We can debate all we like about the merits of Bitcoin as an investment in contrast to its merits as a currency, we can follow elderly Japanese engineers around and photograph their houses, we can argue about legislation and taxation, but we should allocate some time to discuss mining rigs and hash power. It is in fact mining rigs that, as Kaminska points out: “decides how and where wealth is allocated within the system. And that’s because they alone determine who gets brand new coins and who otherwise has to compete over existing coins instead.” It can be argued that Bitcoin, especially historically, is fundamentally a market for hash power. Hash-power which is now in the hands of large manufacturers that can’t even bother to ship their items in one piece. Now this raises an issue, if companies can build the next bright shiny mining rig, and many indeed do, why do they choose to sell them to us rather than use them themselves? If you happen to own the goose that lays the golden eggs, why would you choose to sell bits of it? Kaminska points out:
“The only logical reason would either be because you know the productivity of the golden goose will go down over time — something which is the case for bitcoin because its hash rate doubles roughly every month — the goose was faulty or because someone was offering more than its value in the first place. Which means — unless you know how to make a rig yourself — chances are you won’t be making millions from a rig investment any time soon because the Bitcoin system is literally “rigged” against you from the outset.”

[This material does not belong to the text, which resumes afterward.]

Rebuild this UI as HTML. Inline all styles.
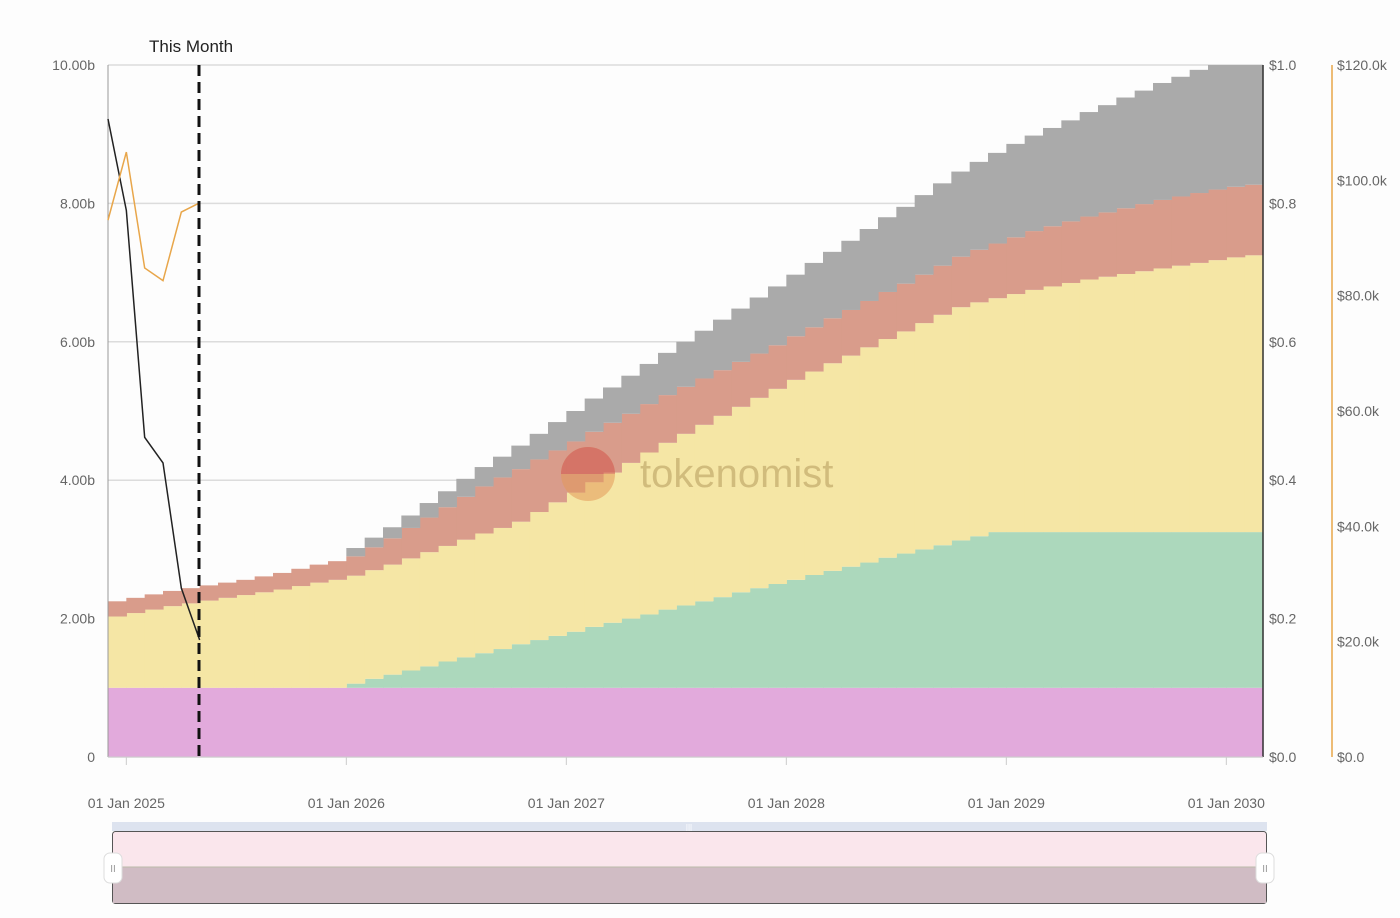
<!DOCTYPE html>
<html><head><meta charset="utf-8">
<style>
html,body{margin:0;padding:0;background:#fff;}
svg{display:block;font-family:"Liberation Sans",sans-serif;}
</style></head>
<body>
<svg id="chart" width="1400" height="918" viewBox="0 0 1400 918" xmlns="http://www.w3.org/2000/svg">
<rect x="0" y="0" width="1400" height="918" fill="#fdfdfd"/>
<g id="grid"></g>
<g id="areas"></g>
<g id="watermark" opacity="0.55">
  <circle cx="588" cy="474" r="27" fill="#e39a5a"/>
  <path d="M561,474 A27,27 0 0,1 615,474 Z" fill="#d2544a"/>
  <text x="640" y="487" font-size="40" fill="#b49a5c">tokenomist</text>
</g>
<g id="axes"></g>
<g id="lines"></g>
<line x1="199" y1="65" x2="199" y2="757" stroke="#111" stroke-width="3" stroke-dasharray="11,6"/>
<text x="149" y="52" font-size="17" fill="#222">This Month</text>
<g>
  <rect x="112" y="822" width="1155" height="9" fill="#dde3ef"/>
  <text x="689" y="830" font-size="8" fill="#fff" text-anchor="middle">|||</text>
  <rect x="112.5" y="831.5" width="1154" height="72" rx="3" fill="#fae6ec" stroke="#555"/>
  <rect x="113" y="867" width="1153" height="36" fill="#d0bcc4"/>
  <line x1="113" y1="867" x2="1266" y2="867" stroke="#bba" stroke-width="1"/>
  <rect x="104" y="853" width="18" height="30" rx="6" fill="#fff" stroke="#ddd"/>
  <text x="113" y="872" font-size="10" fill="#999" text-anchor="middle">II</text>
  <rect x="1256" y="853" width="18" height="30" rx="6" fill="#fff" stroke="#ddd"/>
  <text x="1265" y="872" font-size="10" fill="#999" text-anchor="middle">II</text>
</g>
</svg>
<script>
// monthly data, index 0 = Dec 2024 ... 62 = Feb 2030
const purpleVals = [1,1,1,1,1,1,1,1,1,1,1,1,1,1,1,1,1,1,1,1,1,1,1,1,1,1,1,1,1,1,1,1,1,1,1,1,1,1,1,1,1,1,1,1,1,1,1,1,1,1,1,1,1,1,1,1,1,1,1,1,1,1,1];
const greenVals = [0,0,0,0,0,0,0,0,0,0,0,0,0,.06,.13,.19,.25,.31,.38,.44,.50,.56,.63,.69,.75,.81,.88,.94,1.00,1.06,1.13,1.19,1.25,1.31,1.38,1.44,1.50,1.56,1.63,1.69,1.75,1.81,1.88,1.94,2.00,2.06,2.13,2.19,2.25,2.25,2.25,2.25,2.25,2.25,2.25,2.25,2.25,2.25,2.25,2.25,2.25,2.25,2.25];
const yellowVals = [1.03,1.08,1.13,1.18,1.22,1.26,1.30,1.34,1.38,1.42,1.47,1.52,1.56,1.56,1.57,1.59,1.62,1.65,1.67,1.70,1.73,1.75,1.77,1.85,1.93,2.01,2.09,2.17,2.25,2.34,2.41,2.48,2.55,2.62,2.68,2.75,2.82,2.89,2.94,3.00,3.05,3.11,3.16,3.21,3.27,3.33,3.37,3.38,3.38,3.44,3.50,3.55,3.60,3.65,3.69,3.73,3.77,3.81,3.85,3.89,3.93,3.97,4.00];
const redVals = [.22,.22,.22,.22,.22,.22,.22,.22,.23,.24,.25,.26,.27,.28,.33,.38,.44,.50,.56,.62,.68,.73,.76,.76,.75,.74,.73,.72,.71,.70,.69,.68,.67,.66,.65,.64,.63,.63,.64,.65,.66,.67,.68,.69,.70,.71,.73,.76,.79,.82,.85,.87,.89,.91,.93,.95,.97,.99,1.00,1.01,1.02,1.02,1.02];
const grayVals = [0,0,0,0,0,0,0,0,0,0,0,0,0,.12,.14,.16,.18,.21,.23,.26,.28,.30,.34,.37,.41,.44,.48,.51,.55,.58,.61,.65,.69,.73,.77,.81,.85,.89,.93,.96,1.00,1.04,1.08,1.11,1.15,1.19,1.23,1.27,1.31,1.35,1.38,1.42,1.46,1.51,1.55,1.60,1.64,1.69,1.73,1.78,1.80,1.76,1.73];
const priceVals = [0.922,0.79,0.462,0.425,0.244,0.169];
const mcapVals = [93.1,104.9,84.8,82.6,94.5,96.1];
const leftTicks = [0,2,4,6,8,10];
const leftTickLabels = ["0","2.00b","4.00b","6.00b","8.00b","10.00b"];
const priceTicks = [0,0.2,0.4,0.6,0.8,1.0];
const priceTickLabels = ["$0.0","$0.2","$0.4","$0.6","$0.8","$1.0"];
const mcapTicks = [0,20,40,60,80,100,120];
const mcapTickLabels = ["$0.0","$20.0k","$40.0k","$60.0k","$80.0k","$100.0k","$120.0k"];
const xTickMonths = [1,13,25,37,49,61];
const xTickLabels = ["01 Jan 2025","01 Jan 2026","01 Jan 2027","01 Jan 2028","01 Jan 2029","01 Jan 2030"];

const X0=108, X1=1263, Y0=757, Y1=65, NM=63;
const mw=(X1-X0)/NM;
const xAt=i=>X0+i*mw;
const yL=v=>Y0-(v/10)*(Y0-Y1);
const yP=v=>Y0-(v/1.0)*(Y0-Y1);
const yM=v=>Y0-(v/120)*(Y0-Y1);
const NS="http://www.w3.org/2000/svg";
function mk(tag,attrs,parent){const e=document.createElementNS(NS,tag);for(const k in attrs)e.setAttribute(k,attrs[k]);parent.appendChild(e);return e;}

const grid=document.getElementById('grid');
leftTicks.forEach(t=>{
  const l=mk('line',{x1:X0,x2:X1,y1:yL(t),y2:yL(t),stroke:'#dcdcdc','stroke-width':1.5},grid);
  
  
});

const areas=document.getElementById('areas');
const series=[[purpleVals,'#e2aadc','purple-area'],[greenVals,'#acd8bc','green-area'],[yellowVals,'#f5e6a5','yellow-area'],[redVals,'#d99c8b','red-area'],[grayVals,'#aaaaaa','gray-area']];
const base=new Array(NM).fill(0);
series.forEach(([vals,col,name])=>{
  const g=mk('g',{},areas);
  
  
  for(let i=0;i<NM;i++){
    const b=base[i], t=b+vals[i];
    if(vals[i]>0){
      const r=mk('rect',{x:xAt(i),y:yL(t),width:mw+0.6,height:yL(b)-yL(t),fill:col},g);
      
      
    }
    base[i]=t;
  }
});

const axes=document.getElementById('axes');
mk('line',{x1:X0,x2:X0,y1:Y1,y2:Y0,stroke:'#999','stroke-width':1},axes);
mk('line',{x1:X1,x2:X1,y1:Y1,y2:Y0,stroke:'#333','stroke-width':1.5},axes);
mk('line',{x1:1332,x2:1332,y1:Y1,y2:Y0,stroke:'#e8a64a','stroke-width':1.5},axes);
mk('line',{x1:X0,x2:X1,y1:Y0,y2:Y0,stroke:'#ccc','stroke-width':1},axes);
leftTicks.forEach((t,k)=>{
  const e=mk('text',{x:95,y:yL(t)+5,'font-size':14,fill:'#666','text-anchor':'end'},axes);
  e.textContent=leftTickLabels[k];
  
  
});
priceTicks.forEach((t,k)=>{
  const e=mk('text',{x:1269,y:yP(t)+5,'font-size':14,fill:'#666'},axes);
  e.textContent=priceTickLabels[k];
  
  
});
mcapTicks.forEach((t,k)=>{
  const e=mk('text',{x:1337,y:yM(t)+5,'font-size':14,fill:'#666'},axes);
  e.textContent=mcapTickLabels[k];
  
  
});
xTickMonths.forEach((m,k)=>{
  const x=xAt(m);
  mk('line',{x1:x,x2:x,y1:Y0,y2:Y0+8,stroke:'#ccc'},axes);
  const e=mk('text',{x:x,y:808,'font-size':14,fill:'#666','text-anchor':'middle'},axes);
  e.textContent=xTickLabels[k];
  
  
});

const lines=document.getElementById('lines');
const pricePts=priceVals.map((v,i)=>xAt(i)+','+yP(v)).join(' ');
const pl=mk('polyline',{points:pricePts,fill:'none',stroke:'#222','stroke-width':1.5},lines);


const mcapPts=mcapVals.map((v,i)=>xAt(i)+','+yM(v)).join(' ');
const ml=mk('polyline',{points:mcapPts,fill:'none',stroke:'#e8a64a','stroke-width':1.5},lines);


</script>
</body></html>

Perhaps the best option for harvesting golden eggs is to advertise the benefits of your mining rigs to the people who require mining rigs, but haven’t the capability to build one themselves, and take the money up-front. Welcome to a world where unsuspecting customers pay up-front for a mining rig, one that takes months to arrive, or even one that eventually arrives un-assembled. So the mining rig you’ve bought arrives months later, when the power required for successful mining has doubled or quadrupled in the intervening period. Therefore we have a market saturated with obsolete mining rigs and miners fighting to gain a share in an ever increasingly competitive market.
Let us just hope that reality will soon set in, bearing in mind past experiences of the Bitcoin Foundation, and hash rate will be subject to a level of control. What we have now is not what Satoshi Nakamoto envisioned in 2009. That golden goose is beginning to look distinctly nervous.